Wilmington,
DE, Oct. 24—DuPont’s third quarter consolidated sales totaled $5.6 billion
compared to $6.4 billion for the same period last year. Segment sales, including
transfers and a pro rata share of sales by equity affiliates, were $6.4 billion,
down 14% from $7.4 billion last year. Net income before one time items was $128
million versus $537 million last year. Third quarter 2001 earnings excluding
one-time items were $.12 per share, consistent with expectations but below third
quarter 2000 earnings of $.51 per share. The earnings decline reflects
significantly lower results in most of the company's segments, principally due
to lower worldwide sales volumes and U.S. dollar margins. Net income including
one time items was $142 million, compared to earnings of $562 million in the
third quarter of last year.
"During the quarter we kept our focus on careful cash management and the
actions needed to meet our growth targets over time," said Charles O.
Holliday, Jr., DuPont chairman and chief executive officer. "Clearly we are
experiencing one of the most challenging business environments the company has
faced in decades. DuPont has the financial strength to face this challenge and
to continue to invest in the future."
The following compares third quarter results before one time items for each
segment with those for the third quarter of last year.
Specialty Fibers—Sales and ATOI were 13% and 64% lower, respectively. Earnings
were flat in Advanced Fiber Systems and were down substantially in Nonwovens and
Apparel and Textile Sciences (A&TS). A&TS volumes were significantly
affected by a very weak U.S. apparel and textile manufacturing environment.
Nylon—Sales decreased 16% with ATOI down 57%, principally reflecting the
impact of significantly lower worldwide flooring and intermediates volumes,
somewhat higher raw material costs, and lower margins. Demand was particularly
soft in the U.S. commercial flooring market. While earnings were lower versus
last year, they improved versus second quarter 2001, reflecting lower costs.
Performance Coatings & Polymers—Sales were 12% lower than last year,
reflecting lower worldwide vehicle builds, lower U.S. and European refinish
sales, decreased demand for printer inks and lower sales of elastomers and
engineering polymers. A segment ATOI decline of 56% reflects 9% lower segment
volume and declining margins as prices came under increasing pressure.
Specialty Polymers—Segment sales were down 17% reflecting 14% lower volume.
Segment ATOI declined 49% with lower earnings in all strategic business units.
Electronic Technologies and Fluoropolymers prices and volumes were significantly
affected by continued weakness in electronics and related high technology
markets. Packaging & Industrial Polymers earnings were higher versus
second quarter 2001 but were lower versus last year, reflecting lower sales and
margins.
Pigments & Chemicals—ATOI declined 34% on 11% lower sales with lower
earnings in all strategic business units. Lower segment earnings principally
reflect lower demand and prices for White Pigment & Mineral Products,
significant declines in DuPont Chemical Solutions Enterprise volumes, and lower
demand in Fluorochemicals specialty markets.

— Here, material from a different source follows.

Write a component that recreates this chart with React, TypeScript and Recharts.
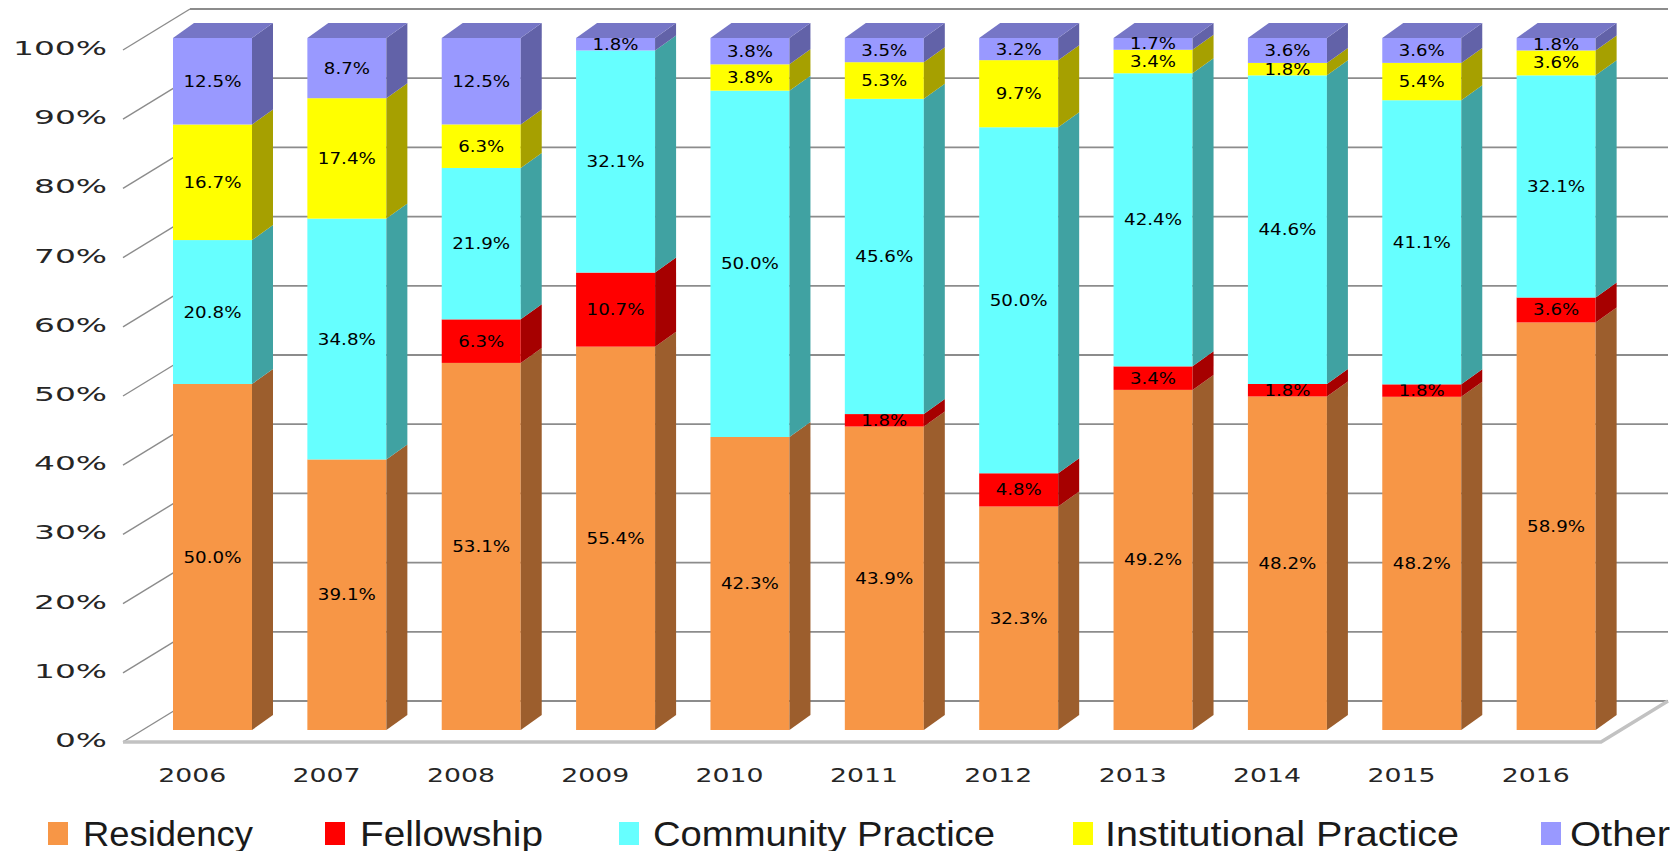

Polyester—Sales were 28% lower (19% excluding portfolio changes) as depressed
conditions continued in worldwide markets, particularly apparel. The third
quarter loss was $20 million.
Agriculture & Nutrition—ATOI was a loss of $118 million, versus a loss of
$85 million in third quarter last year. This reflects declines in Crop
Protection and Pioneer, resulting from lower revenues partly offset by better
results for Nutrition & Health. Pioneer revenue declined primarily due to
lower sales in South America.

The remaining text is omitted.